This is why I sometimes have trouble understanding the advice of experts.
This file was, indeed, what was on the SD card. It is a video I made with a small handheld camera. A one minute video made with that camera would, I assume, be closer to four MB on the SD card. So that's what you would start with, before applying any compression.
I consider it a failure in my explanation when someone can't follow what I wrote, so lets see if I can make it any clearer.
Uncompressed digital video has a data rate of about 200 MB per second. Professional grade HD video cameras send the video out at this rate. Consumer grade cameras compress the video to get the data rate down to something manageable. There are two ways this is done. The first uses algorithms that search for patterns, send the pattern once and then indicate repeats in each pattern throughout the image, and from image to image in the stream of images that make up a video. The second much simpler way to compress the video is to make the image size smaller (less pixels).
My pocket camera offers two different algorithms for compressing the video. The more aggressive one is Motion JPEG, and combined with reducing the image size to 320 by 240 pixels, results in a file of about 35 MB for a one minute video. That is what my camera puts on its SD card.

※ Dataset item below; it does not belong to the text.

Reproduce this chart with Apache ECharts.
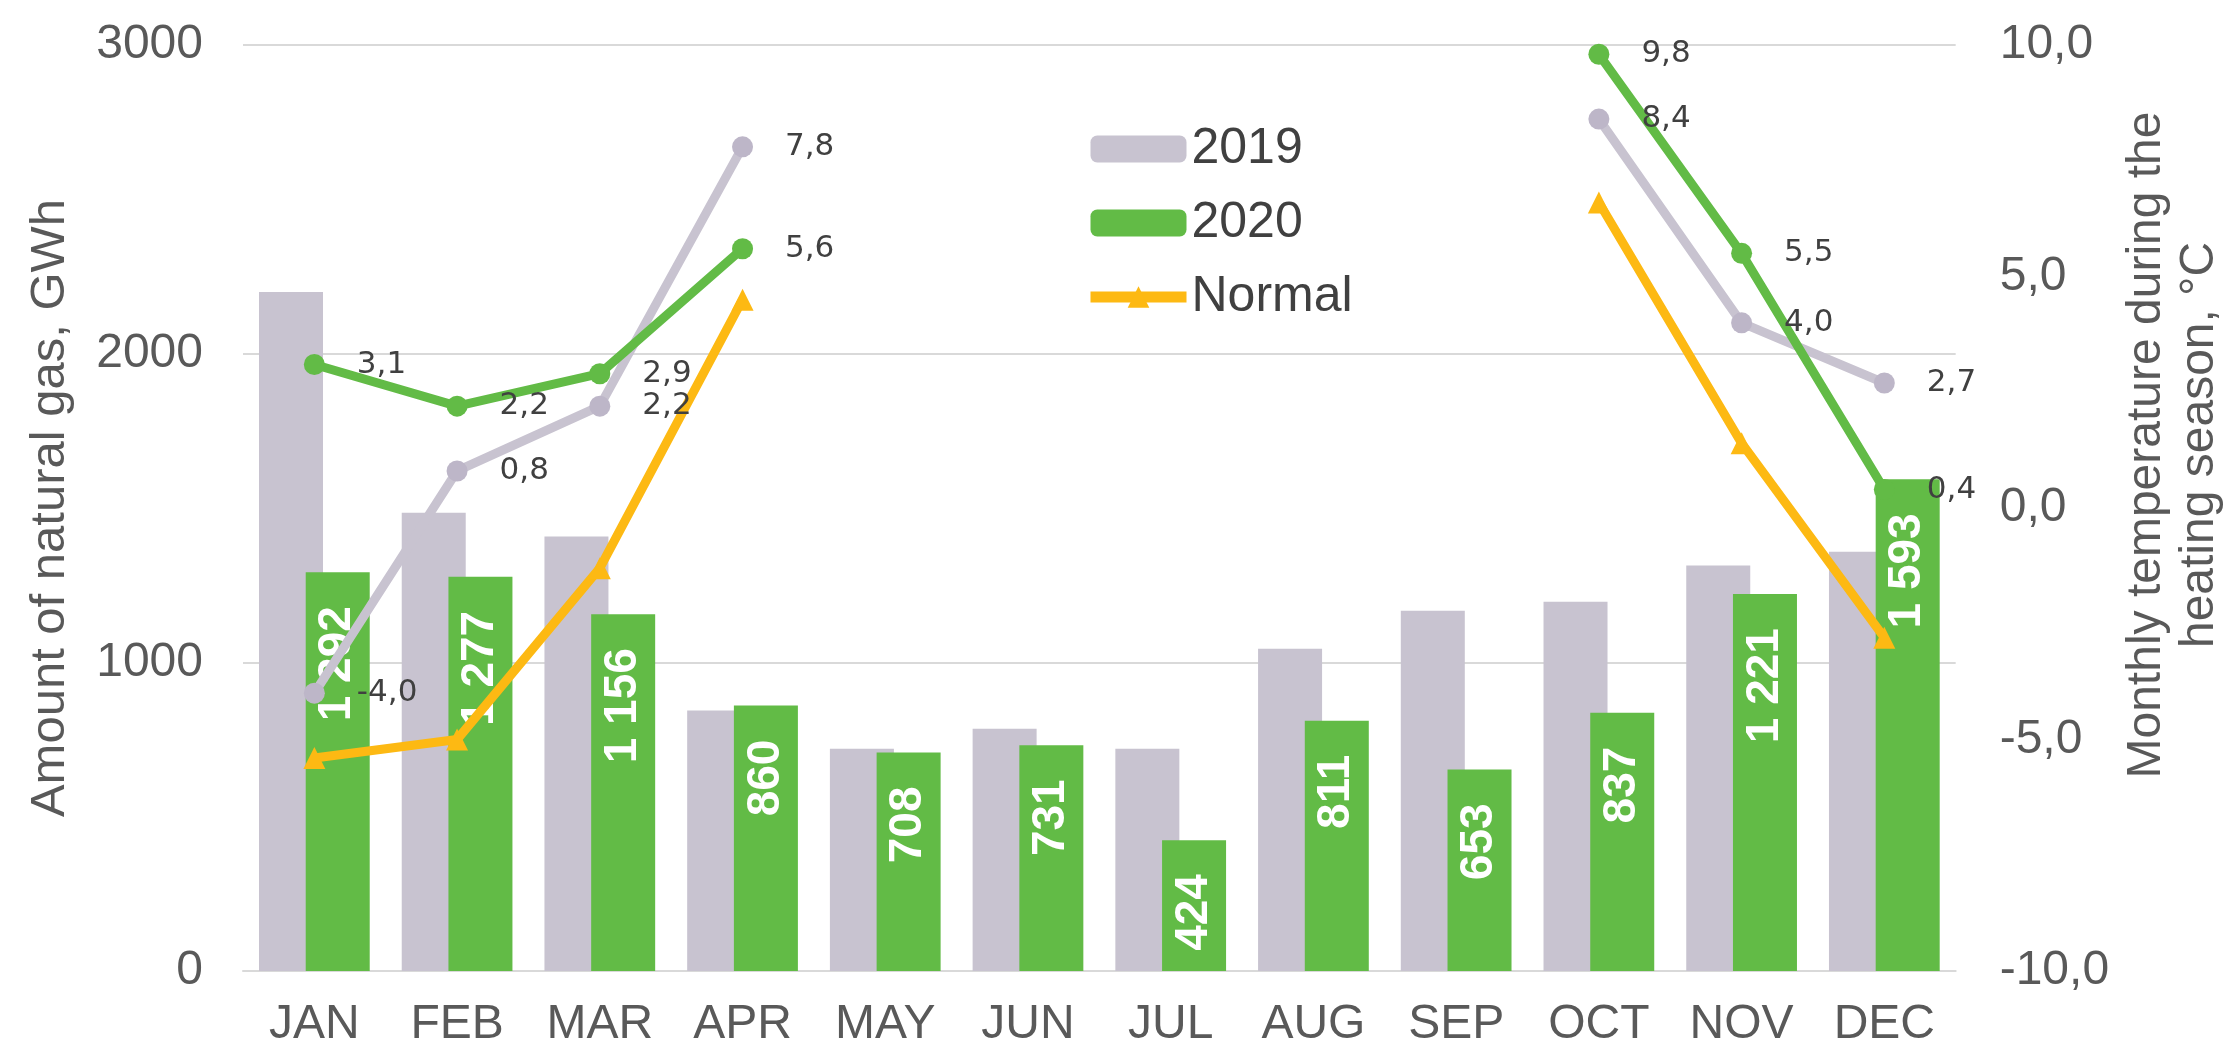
<!DOCTYPE html>
<html>
<head>
<meta charset="utf-8">
<script src="https://cdn.jsdelivr.net/npm/echarts@6/dist/echarts.min.js"></script>
<style>
  html, body { margin: 0; padding: 0; background: #fff; }
  #main { width: 2234px; height: 1049px; }
</style>
</head>
<body>
<div id="main"></div>
<script>
var months = ['JAN', 'FEB', 'MAR', 'APR', 'MAY', 'JUN', 'JUL', 'AUG', 'SEP', 'OCT', 'NOV', 'DEC'];

// natural gas, GWh
var gas2019 = [2200, 1485, 1408, 844, 720, 785, 720, 1044, 1167, 1196, 1314, 1358];
var gas2020 = [1292, 1277, 1156, 860, 708, 731, 424, 811, 653, 837, 1221, 1593];

// monthly temperature during the heating season, °C
var temp2019 = [-4.0, 0.8, 2.2, 7.8, null, null, null, null, null, 8.4, 4.0, 2.7];
var temp2020 = [3.1, 2.2, 2.9, 5.6, null, null, null, null, null, 9.8, 5.5, 0.4];
var tempNormal = [-5.4, -5.0, -1.3, 4.5, null, null, null, null, null, 6.6, 1.4, -2.8];

var leftTicks = [0, 3000, 1000];
var rightTicks = [-10, 10, 5];

var colGray = '#C8C3D0';
var colGreen = '#62BB46';
var colYellow = '#FDB913';
var colText = '#595959';

function comma1(v) {
	return v.toFixed(1).replace('.', ',');
}

function thousands(v) {
	return String(v).replace(/\B(?=(\d{3})+(?!\d))/g, ' ');
}

function tempLabel() {
	return {
		show: true,
		position: 'right',
		distance: 32,
		fontFamily: 'DejaVu Sans',
		fontSize: 31,
		color: '#404040',
		formatter: function (p) { return comma1(p.value); }
	};
}

var option = {
	animation: false,
	backgroundColor: '#fff',
	grid: {
		left: 243,
		right: 275,
		top: 45,
		bottom: 77
	},
	legend: {
		orient: 'vertical',
		left: 1080,
		top: 118,
		itemWidth: 96,
		itemHeight: 27,
		itemGap: 22,
		data: ['2019', '2020', {
			name: 'Normal',
			lineStyle: { width: 11 }
		}],
		textStyle: {
			fontFamily: 'Liberation Sans',
			fontSize: 50,
			color: '#404040',
			lineHeight: 52
		}
	},
	xAxis: {
		type: 'category',
		data: months,
		axisTick: { show: false },
		axisLine: { lineStyle: { color: '#D9D9D9', width: 2 } },
		axisLabel: {
			interval: 0,
			fontFamily: 'Liberation Sans',
			fontSize: 48,
			color: colText,
			margin: 30
		}
	},
	yAxis: [{
		type: 'value',
		min: leftTicks[0],
		max: leftTicks[1],
		interval: leftTicks[2],
		name: 'Amount of natural gas, GWh',
		nameLocation: 'middle',
		nameGap: 168,
		nameTextStyle: {
			fontFamily: 'Liberation Sans',
			fontSize: 49,
			color: colText
		},
		axisLine: { show: false },
		axisTick: { show: false },
		splitLine: { lineStyle: { color: '#D9D9D9', width: 2 } },
		axisLabel: {
			fontFamily: 'Liberation Sans',
			fontSize: 48,
			color: colText,
			margin: 40,
			formatter: function (v) { return String(v); }
		}
	}, {
		type: 'value',
		position: 'right',
		min: rightTicks[0],
		max: rightTicks[1],
		interval: rightTicks[2],
		name: 'Monthly temperature during the\nheating season, °C',
		nameLocation: 'middle',
		nameGap: 158,
		nameTextStyle: {
			fontFamily: 'Liberation Sans',
			fontSize: 48,
			lineHeight: 53,
			color: colText,
			padding: [0, 0, 0, 126]
		},
		axisLine: { show: false },
		axisTick: { show: false },
		splitLine: { show: false },
		axisLabel: {
			fontFamily: 'Liberation Sans',
			fontSize: 48,
			color: colText,
			margin: 44,
			formatter: comma1
		}
	}],
	series: [{
		name: '2019',
		type: 'bar',
		data: gas2019,
		barWidth: 64,
		barGap: '-27%',
		itemStyle: { color: colGray }
	}, {
		name: '2020',
		type: 'bar',
		data: gas2020,
		barWidth: 64,
		itemStyle: { color: colGreen },
		label: {
			show: true,
			position: 'insideTop',
			rotate: 90,
			align: 'right',
			verticalAlign: 'middle',
			distance: 34,
			fontFamily: 'Liberation Sans',
			fontWeight: 'bold',
			fontSize: 46,
			color: '#fff',
			formatter: function (p) { return thousands(p.value); }
		}
	}, {
		name: 'Temp 2019',
		type: 'line',
		yAxisIndex: 1,
		data: temp2019,
		symbol: 'circle',
		symbolSize: 21,
		lineStyle: { color: colGray, width: 9 },
		itemStyle: { color: '#BDB6C8' },
		label: tempLabel()
	}, {
		name: 'Temp 2020',
		type: 'line',
		yAxisIndex: 1,
		data: temp2020,
		symbol: 'circle',
		symbolSize: 21,
		lineStyle: { color: colGreen, width: 9 },
		itemStyle: { color: colGreen },
		label: tempLabel()
	}, {
		name: 'Normal',
		type: 'line',
		yAxisIndex: 1,
		data: tempNormal,
		symbol: 'triangle',
		symbolSize: 22,
		lineStyle: { color: colYellow, width: 9 },
		itemStyle: { color: colYellow }
	}]
};

var myChart = echarts.init(document.getElementById('main'));
myChart.setOption(option);
</script>
</body>
</html>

There are even more aggressive video compression schemes that trade off lower quality video for reduced data rates (and therefore file sizes). If you were using a camera similar to mine, you would need to use a program on your computer that did this further video compression. Evidently the example you gave had a much more aggressive video compression algorithm built into the camera.
Uncompressed HD video takes roughly 12,000 MB for 1 minute of video.
Motion JPEG at 320x240 takes roughly 35 MB for 1 minute of video. That is already an amazing amount of video compression.
Yes there are algorithms that can crunch the rate down lower, but with even further trade-offs in video quality and/or image size. My video editor son just did some tests for me and found that he could get a minute of 320x240 video down to about 3.5 MB, so the file size you mention is certainly possible.